Tech Tools for Teams: Using Voicethread
I’ve got an interesting admission to make: I’m a HORRIBLE guy to have on a learning team!
Kind of strange, isn’t it? I mean, how could a trained Solution Tree associate and author who has written about the beauty of professional learning communitiesfor years possibly be bad to have around the ole PLC meeting table? You’d think that somewhere in the thousands of pages I’ve churned out, there’s got to be at least something valuable to learn.
Ask my colleagues, and they’ll tell you that my knowledge of the learning community process isn’t the problem. Instead, it’s my complete inability to keep my mouth shut for more than 30 consecutive seconds during meetings!
You know the type: We’re completely wired 24 hours a day. We’ve got ideas (read: strongly held opinions) about EVERYTHING! We’ll tell you exactly how we feel about lesson planning, student assessment, parent conferences, font styles, student schedules, locker assignments, homework policies, discipline plans, remediation, enrichment, after-school activities, teacher certification, state budgets, the Major League Baseball steroid scandal, the wisdom of wearing white after Labor Day, Oprah’s Book Club, Brangelina...
(Sounds familiar, doesn’t it?)
And while there’s nothing inherently evil about our incessant desire to share everything that we know with anyone who will listen during the course of every single meeting, it sure makes it difficult to get a word in edgewise!
You dance around us, don’t you? Sometimes, you’ll poke your way into our one-sided conversations with a comment or two when we pause to catch our breath. Other times, you decide that it’s best to nod your head and agree just for the sake of getting through the meeting agenda in less than an hour.

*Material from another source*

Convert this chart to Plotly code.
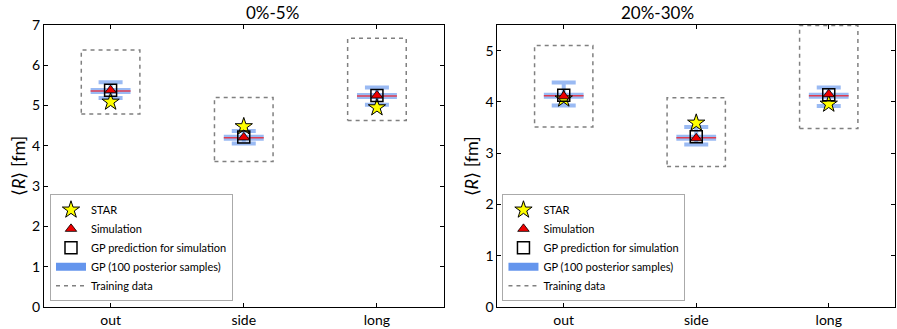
import plotly.graph_objects as go

categories = ["out", "side", "long"]
titles = ["0%-5%", "20%-30%"]
y_ranges = [[0, 7], [0, 5.5]]

# panel 0: 0%-5%, panel 1: 20%-30%
train_lo = [[4.79, 3.61, 4.63], [3.51, 2.74, 3.48]]
train_hi = [[6.38, 5.20, 6.67], [5.10, 4.08, 5.49]]
star_vals = [[5.09, 4.48, 4.95], [4.06, 3.59, 3.96]]
sim_vals = [[5.38, 4.21, 5.25], [4.11, 3.29, 4.15]]
gp_pred = [[5.38, 4.22, 5.25], [4.13, 3.32, 4.14]]
gp_mid = [[5.36, 4.20, 5.24], [4.12, 3.30, 4.12]]
gp_hi = [[5.58, 4.37, 5.45], [4.38, 3.51, 4.28]]
gp_lo = [[5.19, 4.06, 5.02], [3.93, 3.17, 3.92]]

BOX_HW = 0.22
BAND_HW = 0.15
FONT = "Lato"
BLUE = "rgba(100,149,237,0.65)"

fig = go.Figure()
xs = [0, 1, 2]

for p in range(2):
    xa = "x" if p == 0 else "x2"
    ya = "y" if p == 0 else "y2"
    lg = "legend" if p == 0 else "legend2"
    bx, by = [], []
    for i in range(3):
        bx += [xs[i] - BOX_HW, xs[i] + BOX_HW, xs[i] + BOX_HW, xs[i] - BOX_HW, xs[i] - BOX_HW, None]
        by += [train_lo[p][i], train_lo[p][i], train_hi[p][i], train_hi[p][i], train_lo[p][i], None]
    fig.add_trace(go.Scatter(
        x=xs, y=gp_mid[p], mode="markers", marker=dict(size=1, color="rgba(0,0,0,0)"),
        error_y=dict(type="data", symmetric=False,
                     array=[gp_hi[p][i] - gp_mid[p][i] for i in range(3)],
                     arrayminus=[gp_mid[p][i] - gp_lo[p][i] for i in range(3)],
                     color=BLUE, thickness=4, width=12),
        xaxis=xa, yaxis=ya, showlegend=False, hoverinfo="skip"))
    hx, hy = [], []
    for i in range(3):
        hx += [xs[i] - BAND_HW, xs[i] + BAND_HW, None]
        hy += [gp_mid[p][i], gp_mid[p][i], None]
    fig.add_trace(go.Scatter(x=hx, y=hy, mode="lines", line=dict(color=BLUE, width=6),
                             xaxis=xa, yaxis=ya, showlegend=False, hoverinfo="skip"))
    fig.add_trace(go.Scatter(x=hx, y=hy, mode="lines", line=dict(color="rgb(222,60,80)", width=1.5),
                             xaxis=xa, yaxis=ya, showlegend=False, hoverinfo="skip"))
    fig.add_trace(go.Scatter(x=xs, y=star_vals[p], mode="markers", name="STAR",
                             marker=dict(symbol="star", size=13, color="#ffff00",
                                         line=dict(color="black", width=1)),
                             xaxis=xa, yaxis=ya, legend=lg, legendrank=1))
    fig.add_trace(go.Scatter(x=xs, y=gp_pred[p], mode="markers", name="GP prediction for simulation",
                             marker=dict(symbol="square-open", size=12, color="black",
                                         line=dict(color="black", width=1.5)),
                             xaxis=xa, yaxis=ya, legend=lg, legendrank=3))
    fig.add_trace(go.Scatter(x=xs, y=sim_vals[p], mode="markers", name="Simulation",
                             marker=dict(symbol="triangle-up", size=10, color="#ee0000",
                                         line=dict(color="black", width=0.8)),
                             xaxis=xa, yaxis=ya, legend=lg, legendrank=2))
    fig.add_trace(go.Scatter(x=[None], y=[None], mode="lines", name="GP (100 posterior samples)",
                             line=dict(color="rgb(100,149,237)", width=8),
                             xaxis=xa, yaxis=ya, legend=lg, legendrank=4))
    fig.add_trace(go.Scatter(x=bx, y=by, mode="lines", name="Training data",
                             line=dict(color="rgb(128,128,128)", width=1.5, dash="4px,4px"),
                             xaxis=xa, yaxis=ya, legend=lg, legendrank=5, hoverinfo="skip"))

W, H = 897, 329
L, R, T, B = 44, 1, 25, 17
pw = W - L - R
d1 = [0, 400 / pw]
d2 = [(498 - L) / pw, 1]

axis_common = dict(showgrid=False, zeroline=False, showline=True, linecolor="black", linewidth=1,
                   mirror="ticks", ticks="inside", ticklen=4, tickcolor="black",
                   tickfont=dict(family=FONT, size=14, color="black"))

leg_common = dict(xanchor="left", yanchor="bottom", bordercolor="#aaaaaa", borderwidth=1,
                  bgcolor="white", font=dict(family=FONT, size=11), tracegroupgap=0,
                  itemwidth=30)

fig.update_layout(
    width=W, height=H, margin=dict(l=L, r=R, t=T, b=B),
    plot_bgcolor="white", paper_bgcolor="white",
    font=dict(family=FONT, color="black"),
    xaxis=dict(domain=d1, range=[-0.5, 2.5], tickvals=xs, ticktext=categories, **axis_common),
    xaxis2=dict(domain=d2, range=[-0.5, 2.5], tickvals=xs, ticktext=categories, anchor="y2", **axis_common),
    yaxis=dict(range=y_ranges[0], dtick=1, **axis_common),
    yaxis2=dict(range=y_ranges[1], dtick=1, anchor="x2", **axis_common),
    legend=dict(x=(50 - L) / pw, y=0.02, **leg_common),
    legend2=dict(x=(503 - L) / pw, y=0.02, **leg_common),
    showlegend=True,
)

for p, d in enumerate([d1, d2]):
    fig.add_annotation(text=titles[p], xref="paper", yref="paper", x=(d[0] + d[1]) / 2, y=1,
                       yanchor="bottom", yshift=0, showarrow=False,
                       font=dict(family=FONT, size=17, color="black"))
    fig.add_annotation(text="⟨<i>R</i>⟩ [fm]", xref="paper", yref="paper",
                       x=d[0] - 26 / pw, y=0.5, textangle=-90, showarrow=False,
                       xanchor="center", yanchor="middle",
                       font=dict(family=FONT, size=18, color="black"))

fig.write_html("out.html")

The problem is that when faculties let a handful of individuals dominate conversations, it’s difficult to build consensus and community! Bright people end up sidelined and feeling marginalized while bloated filibusters like me ramble on for hours. Eyes ALWAYS roll when schools rely on "the loudest voice wins" approach to decision making.
Which is where Voicethread "a free digital tool that allows a group of users to engage in ongoing, asynchronous conversations about topics of interest”comes in. While digital dialogue may seem initially strange in a profession driven by human relationships, I’d argue that electronic forums can make conversations on challenging topics more approachable to all faculty members.
So what exactly can a Voicethread conversation between members of a learning team look like?
Check out this Voicethread presentation that is being used to focus conversation around the vision statements of a learning community.
Pretty powerful stuff, huh? Did you notice how the participants in the conversation were freely challenging one another’s thinking? That is the kind of collective dialogue that is often missing from full staff faculty meetings. Also interesting is how some participants chose to use their real names, while others chose to work with pseudonyms and how participants used text, audio, and video comments to make their points.
Why does this matter?
Digital conversations can provide the members of your faculty with multiple avenues for participation that align with their personal levels of comfort both with technology and with their peers. Digital conversations also allow school leaders to get a better sense of the general thoughts and understandings of their entire faculties and provide teams with a permanent record of their developing thinking and collective decisions.
By structuring Voicethread conversations around key decisions, schools can level the playing field between the assertive faculty members who aren’t afraid to speak out in conversations and the more reserved minds who are seldom heard.
Think about how similar conversations can benefit the work in your building. Would your teachers embrace digital opportunities to interact? Would having time to think through responses and interactions result in more meaningful contributions to your building’s professional conversations?
Do some members of your learning team end up isolated in full faculty discussions by more assertive teachers? Do you find that teachers shy away from sharing controversial opinions for fear of alienating colleagues? Would participating become "safer" electronically?
Or am I just crazy in thinking that digital conversations can play a meaningful role in the work of professional learning communities?